Employees had already taken their complaint to City Hall, writing letters to Fritz and Commissioner Jo Ann Hardesty. The City Council has no control over Pine State's wages—but employees are seeking a public show of support. "If our employer refuses to make good on his promise to the city of Portland," the letter to Fritz says, "will you join the workers of the Pine State and support us publicly?"

What Pine State says now

Snyder contests the allegations that he hasn't kept the promises he made in 2013. He concedes Pine State employees, depending on experience, start at minimum wage but that those wages can rise.

He says the company offers two health care plans for employees, one that meets the minimum requirements for coverage for an individual under the Affordable Care Act and a more comprehensive plan through Kaiser. He says the company subsidizes 50 percent of the premiums of both plans.
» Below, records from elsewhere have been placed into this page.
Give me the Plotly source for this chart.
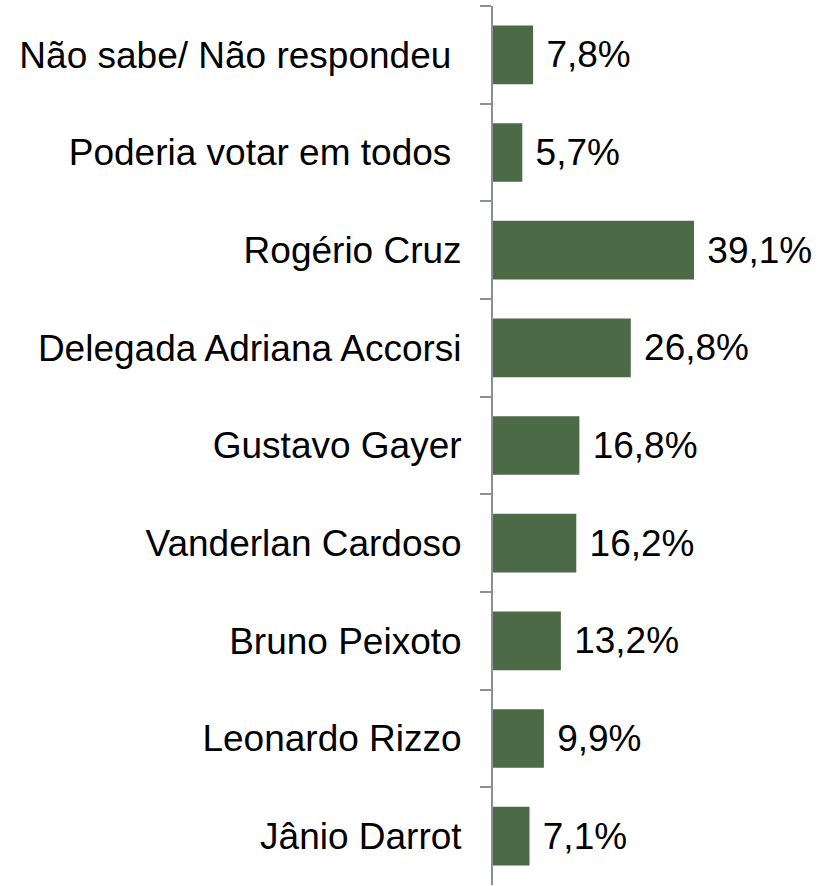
import plotly.graph_objects as go

categories = [
    "Não sabe/ Não respondeu ",
    "Poderia votar em todos ",
    "Rogério Cruz",
    "Delegada Adriana Accorsi",
    "Gustavo Gayer",
    "Vanderlan Cardoso",
    "Bruno Peixoto",
    "Leonardo Rizzo",
    "Jânio Darrot",
]
values = [7.8, 5.7, 39.1, 26.8, 16.8, 16.2, 13.2, 9.9, 7.1]
value_labels = ["\u00a0" + f"{v:.1f}".replace(".", ",") + "%" for v in values]

FONT = "Liberation Sans, Arial"

fig = go.Figure(
    go.Bar(
        x=values,
        y=categories,
        orientation="h",
        text=value_labels,
        textposition="outside",
        cliponaxis=False,
        marker=dict(color="#4B6A45", line=dict(width=0)),
        textfont=dict(family=FONT, size=37, color="#000000"),
        hoverinfo="skip",
    )
)

fig.update_layout(
    width=820,
    height=886,
    margin=dict(l=493, r=0, t=6, b=1, autoexpand=False),
    paper_bgcolor="white",
    plot_bgcolor="white",
    showlegend=False,
    bargap=0.4,
    font=dict(family=FONT, size=37, color="#000000"),
    xaxis=dict(
        range=[0, 63.6],
        visible=False,
        showgrid=False,
        zeroline=False,
        automargin=False,
    ),
    yaxis=dict(
        autorange="reversed",
        tickson="boundaries",
        ticks="outside",
        ticklen=11,
        tickwidth=2,
        tickcolor="#8C8F99",
        showline=True,
        linecolor="#8C8F99",
        linewidth=2,
        showgrid=False,
        zeroline=False,
        automargin=False,
        ticklabelstandoff=22,
        tickfont=dict(family=FONT, size=37, color="#000000"),
    ),
)

fig.write_html(
    "out.html",
    config={"displayModeBar": False},
    post_script="document.body.style.margin='0';document.body.style.overflow='hidden';",
)
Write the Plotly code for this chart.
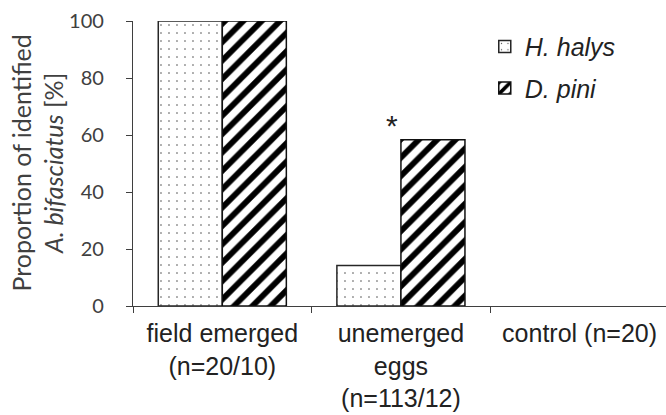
import plotly.graph_objects as go

# Groups on the x axis and the tick text shown under each
categories = ["field emerged (n=20/10)", "unemerged eggs (n=113/12)", "control (n=20)"]
tick_labels = ["field emerged<br>(n=20/10)", "unemerged<br>eggs<br>(n=113/12)", "control (n=20)"]

# Proportion of identified A. bifasciatus [%] per host species
h_halys = [100, 14.2, 0]
d_pini = [100, 58.3, 0]

y_ticks = [0, 20, 40, 60, 80, 100]

AXIS_COL = "#3f3f3f"
LABEL_COL = "#404040"
TEXT_COL = "#222222"

# zero-height bars get no outline so nothing is drawn on the axis
outline_h = [1.5 if v > 0 else 0 for v in h_halys]
outline_d = [1.5 if v > 0 else 0 for v in d_pini]

fig = go.Figure()

fig.add_trace(go.Bar(
    x=categories, y=h_halys, name="<i>H. halys</i>", legendgroup="a",
    marker=dict(
        color="white",
        line=dict(color="#262626", width=outline_h),
        pattern=dict(shape=".", size=8, solidity=0.03,
                     fgcolor="#444444", bgcolor="white", fillmode="replace"),
    ),
))
fig.add_trace(go.Bar(
    x=categories, y=d_pini, name="<i>D. pini</i>", legendgroup="b",
    marker=dict(
        color="white",
        line=dict(color="#111111", width=outline_d),
        pattern=dict(shape="/", size=13, solidity=0.45,
                     fgcolor="black", bgcolor="white", fillmode="replace"),
    ),
))

# significance marker above the unemerged-eggs pair
fig.add_annotation(
    x=categories[1], y=d_pini[1], xref="x", yref="y",
    text="*", showarrow=False, xshift=-9, yshift=-4, yanchor="bottom",
    font=dict(family="Liberation Sans, Arial", size=30, color=TEXT_COL),
)

# y axis title (two lines, second partly italic)
fig.add_annotation(
    xref="paper", yref="paper", x=0, y=0.5, xshift=-96,
    text="Proportion of identified<br><i>A. bifasciatus</i> [%]",
    textangle=-90, showarrow=False, xanchor="center", yanchor="middle",
    font=dict(family="Lato, Carlito, Calibri, sans-serif", size=25, color=LABEL_COL),
)

fig.update_layout(
    width=666, height=415,
    margin=dict(l=133, r=0, t=21, b=109, autoexpand=False),
    paper_bgcolor="white", plot_bgcolor="white",
    barmode="group", bargap=0.283, bargroupgap=0,
    showlegend=True,
    legend=dict(
        x=0.66, y=0.99, xanchor="left", yanchor="top",
        bgcolor="rgba(0,0,0,0)", borderwidth=0,
        font=dict(family="Liberation Sans, Arial", size=25, color=TEXT_COL),
        tracegroupgap=6,
    ),
    xaxis=dict(
        type="category", categoryorder="array", categoryarray=categories,
        tickmode="array", tickvals=categories, ticktext=tick_labels,
        range=[-0.5, 2.484], tickson="boundaries", automargin=False,
        ticks="outside", ticklen=6, tickwidth=1.3, tickcolor=AXIS_COL,
        showline=True, linecolor=AXIS_COL, linewidth=1.3,
        showgrid=False, zeroline=False,
        ticklabelstandoff=5,
        tickfont=dict(family="Liberation Sans, Arial", size=25, color=TEXT_COL),
    ),
    yaxis=dict(
        range=[0, 100], tickvals=y_ticks, automargin=False,
        ticks="outside", ticklen=6, tickwidth=1.3, tickcolor=AXIS_COL,
        showline=True, linecolor=AXIS_COL, linewidth=1.3,
        showgrid=False, zeroline=False,
        ticklabelstandoff=18,
        tickfont=dict(family="Lato, Carlito, Calibri, sans-serif", size=20, color=LABEL_COL),
    ),
)

fig.write_html("out.html")
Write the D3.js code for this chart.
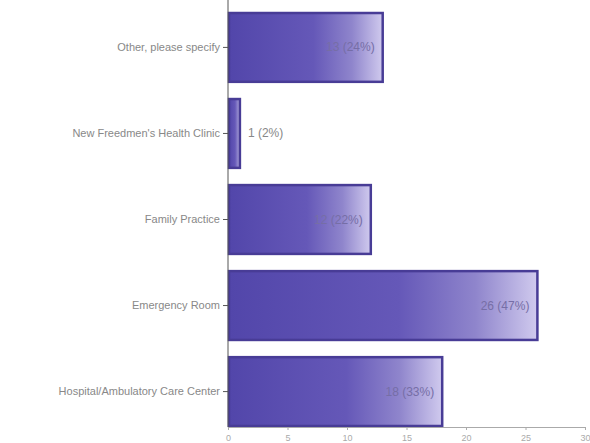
<!DOCTYPE html>
<html><head><meta charset="utf-8">
<script src="https://cdn.jsdelivr.net/npm/d3@7"></script>
<style>body{margin:0;background:#fff}svg{display:block}</style>
</head><body>
<svg id="c" width="590" height="443"></svg>
<script>
const categories = ["Other, please specify","New Freedmen's Health Clinic","Family Practice","Emergency Room","Hospital/Ambulatory Care Center"];
const values = [13,1,12,26,18];
const percents = ["24%","2%","22%","47%","33%"];
const xTicks = [0,5,10,15,20,25,30];

const svg = d3.select("#c");
const x = d3.scaleLinear().domain([0,30]).range([228, 585]);
const y = d3.scaleBand().domain(categories).range([4.4, 434.6]).paddingInner(0.2).paddingOuter(0.1);

const defs = svg.append("defs");
const g = defs.append("linearGradient").attr("id","bg").attr("x1","0").attr("x2","1").attr("y1","0").attr("y2","0");
g.append("stop").attr("offset","0").attr("stop-color","#5246aa");
g.append("stop").attr("offset","0.55").attr("stop-color","#6558b8");
g.append("stop").attr("offset","0.8").attr("stop-color","#8f85cc");
g.append("stop").attr("offset","1").attr("stop-color","#d0caee");

svg.append("g").selectAll("rect").data(categories).join("rect")
  .attr("x", x(0)+1)
  .attr("y", d=>y(d))
  .attr("width", (d,i)=>x(values[i])-x(0)-1)
  .attr("height", y.bandwidth())
  .attr("fill","url(#bg)")
  .attr("stroke","#483c96").attr("stroke-width",2.5);

svg.append("g").selectAll("text").data(categories).join("text")
  .attr("x",(d,i)=> values[i] < 3 ? x(values[i])+8 : x(values[i])-8)
  .attr("y", d=>y(d)+y.bandwidth()/2+4)
  .attr("text-anchor",(d,i)=> values[i] < 3 ? "start" : "end")
  .attr("font-family","Liberation Sans, Arial, sans-serif").attr("font-size",12)
  .attr("fill",(d,i)=> values[i] < 3 ? "#888" : "#766ea6")
  .text((d,i)=>values[i]+" ("+percents[i]+")");

const yAxis = svg.append("g").attr("transform",`translate(${x(0)},0)`)
  .call(d3.axisLeft(y).tickSize(5).tickPadding(3));
yAxis.select(".domain").attr("d","M0,0V427").attr("stroke","#555");
yAxis.selectAll(".tick line").attr("stroke","#555");
yAxis.selectAll("text").attr("font-family","Liberation Sans, Arial, sans-serif").attr("font-size",11).attr("fill","#888");

const xAxis = svg.append("g").attr("transform","translate(0,427)")
  .call(d3.axisBottom(x).tickValues(xTicks).tickSize(3).tickPadding(5));
xAxis.select(".domain").attr("stroke","#aaa");
xAxis.selectAll(".tick line").attr("stroke","#aaa");
xAxis.selectAll("text").attr("font-family","Liberation Sans, Arial, sans-serif").attr("font-size",9).attr("fill","#aaa");
</script>
</body></html>
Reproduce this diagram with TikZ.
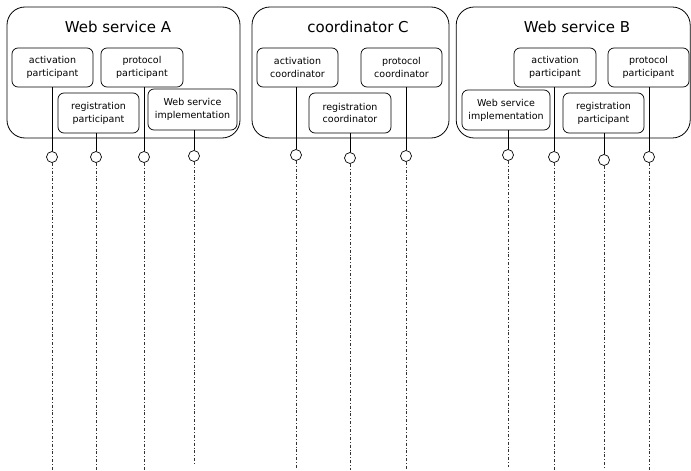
\documentclass[tikz,border=0pt]{standalone}
\usepackage{fontspec}
\setmainfont{DejaVu Sans}
\begin{document}
\begin{tikzpicture}[x=1pt,y=-1pt,
  obox/.style={draw, line width=0.8pt, rounded corners=18pt, inner sep=0pt},
  ibox/.style={draw, line width=0.7pt, rounded corners=6pt, inner sep=0pt, align=center,
    font=\fontsize{9.5}{12.8}\selectfont},
  ttl/.style={font=\fontsize{15}{18}\selectfont, inner sep=0pt},
  port/.style={draw, circle, line width=0.7pt, minimum size=11pt, inner sep=0pt, fill=white},
  conn/.style={line width=0.7pt},
  dd/.style={line width=0.5pt, black!80, dash pattern=on 3pt off 2pt on 0.8pt off 2pt}]
\useasboundingbox (0,0) rectangle (691,471);

% outer boxes
\node[obox, minimum width=233pt, minimum height=131pt] (A) at (123.5,72.5) {};
\node[obox, minimum width=197pt, minimum height=131pt] (C) at (350.5,72.5) {};
\node[obox, minimum width=234pt, minimum height=131pt] (B) at (573.2,72.5) {};
\node[ttl] (tA) at (118,27) {Web service A};
\node[ttl] (tC) at (358,27) {coordinator C};
\node[ttl] (tB) at (577,27) {Web service B};

% inner boxes A
\node[ibox, minimum width=81pt, minimum height=39pt] (actA) at (52.5,67.5) {activation\\participant};
\node[ibox, minimum width=82pt, minimum height=39pt] (protA) at (142,67.5) {protocol\\participant};
\node[ibox, minimum width=81pt, minimum height=40pt] (regA) at (98.5,113) {registration\\participant};
\node[ibox, minimum width=89pt, minimum height=41pt] (wsiA) at (192.5,109.5) {Web service\\implementation};

% inner boxes C
\node[ibox, minimum width=81pt, minimum height=39pt] (actC) at (297.5,67.5) {activation\\coordinator};
\node[ibox, minimum width=81pt, minimum height=39pt] (protC) at (401.5,67.5) {protocol\\coordinator};
\node[ibox, minimum width=82pt, minimum height=40pt] (regC) at (350,113) {registration\\coordinator};

% inner boxes B
\node[ibox, minimum width=82pt, minimum height=39pt] (actB) at (555,67.5) {activation\\participant};
\node[ibox, minimum width=81pt, minimum height=39pt] (protB) at (648.5,67.5) {protocol\\participant};
\node[ibox, minimum width=88pt, minimum height=40pt] (wsiB) at (506,110) {Web service\\implementation};
\node[ibox, minimum width=81pt, minimum height=40pt] (regB) at (603.5,113) {registration\\participant};

% ports
\node[port] (pA1) at (52,157) {};
\node[port] (pA2) at (96,157) {};
\node[port] (pA3) at (144,157) {};
\node[port] (pA4) at (194,156) {};
\node[port] (pC1) at (296,155) {};
\node[port] (pC2) at (350,158) {};
\node[port] (pC3) at (406,156) {};
\node[port] (pB1) at (508,155) {};
\node[port] (pB2) at (554,157) {};
\node[port] (pB3) at (604,160) {};
\node[port] (pB4) at (649,157) {};

% connectors box -> port
\draw[conn] (actA.south -| pA1) -- (pA1.north);
\draw[conn] (regA.south -| pA2) -- (pA2.north);
\draw[conn] (protA.south -| pA3) -- (pA3.north);
\draw[conn] (wsiA.south -| pA4) -- (pA4.north);
\draw[conn] (actC.south -| pC1) -- (pC1.north);
\draw[conn] (regC.south -| pC2) -- (pC2.north);
\draw[conn] (protC.south -| pC3) -- (pC3.north);
\draw[conn] (wsiB.south -| pB1) -- (pB1.north);
\draw[conn] (actB.south -| pB2) -- (pB2.north);
\draw[conn] (regB.south -| pB3) -- (pB3.north);
\draw[conn] (protB.south -| pB4) -- (pB4.north);

% lifelines
\coordinate (eA1) at (52,470);
\coordinate (eA2) at (96,470);
\coordinate (eA3) at (144,470);
\coordinate (eA4) at (194,465);
\coordinate (eC1) at (296,468);
\coordinate (eC2) at (350,470);
\coordinate (eC3) at (406,470);
\coordinate (eB1) at (508,467);
\coordinate (eB2) at (554,470);
\coordinate (eB3) at (604,470);
\coordinate (eB4) at (649,470);
\foreach \p/\e in {pA1/eA1,pA2/eA2,pA3/eA3,pA4/eA4,pC1/eC1,pC2/eC2,pC3/eC3,pB1/eB1,pB2/eB2,pB3/eB3,pB4/eB4}
  \draw[dd] (\p.south) -- (\e);
\end{tikzpicture}
\end{document}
"Our position has always been to try to provide a living wage for staff through not just their paycheck but a total compensation package," Snyder says. "My concern is, there is misinformation in the minds of employees."

Why it matters

The dispute at Pine State is the latest high-profile labor strife at a Portland counter-service eatery.

At Burgerville, the first fast-food restaurant in the nation to unionize, employees recently went on strike following failed wage negotiations. In July, after contentious votes, workers rejected a union drive at Little Big Burger. And quietly, in September, the small workforce at Scottie's Pizza Parlor unionized and was voluntarily recognized by the pizzeria's owner.